Predators. 106 mins. R. Directed by Nimrod Antal. Written by Alex Litvak & Michael Finch. Starring Adrian Brody, Alice Braga, Walton Goggins, Topher Grace, Danny Trejo, and Laurence Fishburne.
Predators is being billed as the "true" sequel to the 1987 original starring a mud-caked Arnold Schwarzenegger (beefier than ever back then). While that may have been the filmmakers' intention (Robert Rodriguez produced), that is not the movie I saw on screen. Sure, there are some tonal similiarties to the '87 movie and John Debney does a decent job of capturing the flavor of Alan Silvestri's original score, but Predators lacks the pacing, imagination, action, and parade of '80s beefcakes (Jesse Ventura! Carl Weathers! Bill Duke!) that made the first Predator so memorable. Instead, we get Adrian Brody, Topher Grace (?!!), and a bunch of expendable minority actors walking around in the jungle of the game preserve planet they've been dropped on, getting picked off one by one in between bouts of incessant gabbing. Where's the action? More importantly, where are all the Predators? I expected the stakes to be raised. Nope, there are only 3 Predators on the planet. We're teased with quick glimpses of a Predator bird and dog, but those creatures are quickly abandoned. I wanted a movie like James Cameron's Aliens - what I got was a substandard sequel along the same quality level of the two Alien vs. Predator movies.

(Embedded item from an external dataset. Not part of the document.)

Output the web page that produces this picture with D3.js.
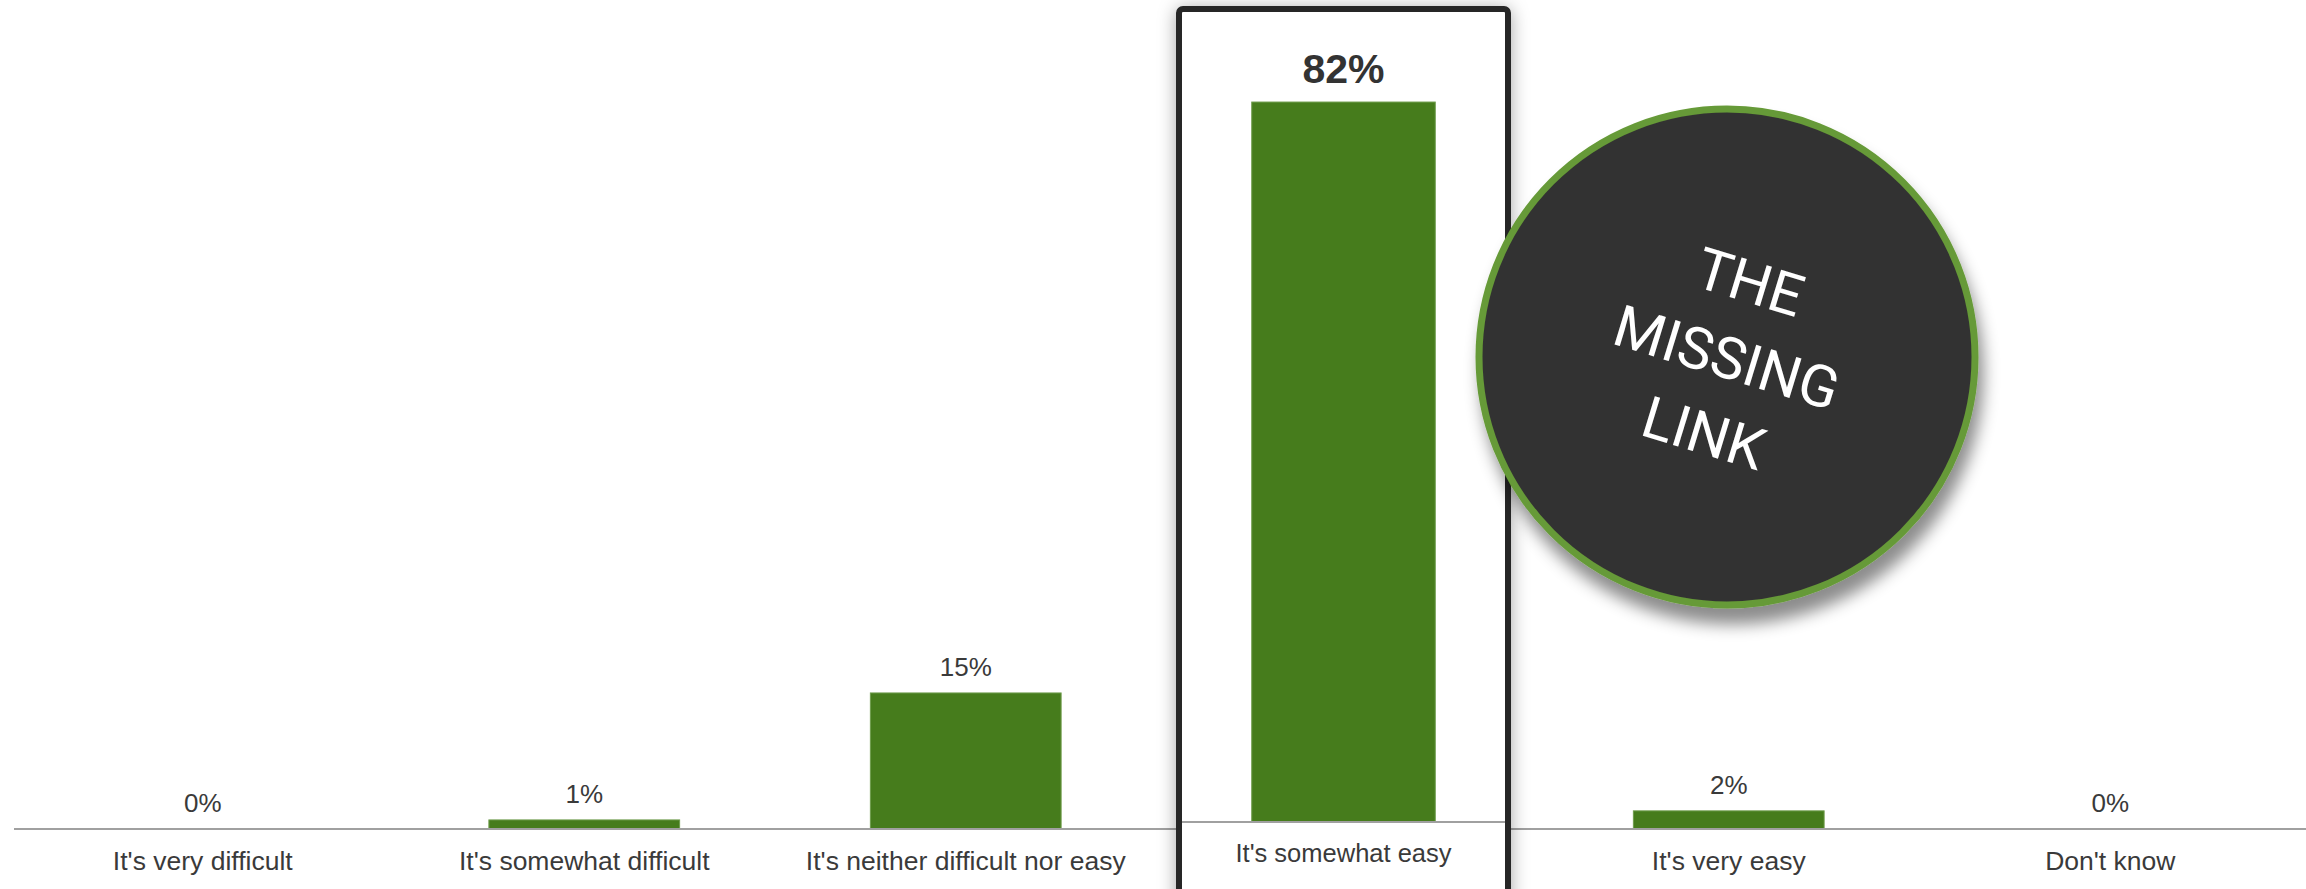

Brody stars as Royce, the leader of a pack of degenerate strangers who have been mysteriously dropped on a foliage-filled planet to be hunted by the Predators. Some live, some die - and it ends just like the first Predator - with one of the characters covering themselves in mud to avoid the Predator's infared vision. Not very clever. Word has it that the screenplay (by Alex Litvak & Michael Lynch) is based on a script that Rodriguez was commissioned to write back in the mid-90s. This certainly feels like a work-for-hire - it's no wonder that Rodriguez decided not to direct himself. Why put all that energy into a movie that doesn't raise the stakes at all and gives you no further insight into the Predator creatures?
The action doesn't even really begin until 90 minutes into the movie! A bloated Laurence Fishburne (might be time to start getting into Morpheus shape again) appears midway through, but rather than inject some new energy into the story, he just leads the characters into this truly awful middle section of the film, where everyone hides away in a dark bunker and ... nothing happens.
This should not be a difficult movie to make. Predators fighting humans, each trying to one-up the other through hunting gamesmanship, and each action sequence punctuated by a kick-ass moment or two. I'm not asking too much here. As it stands, I was so frustrated leaving the theater, I vowed to never see another Predator movie again. Just like I ditched the Saw franchise after the worthless fourth sequel, I think it's time for me (and Fox) to hang up the Predator franchise and call it a day. Let's come up with a new creature, Hollywood!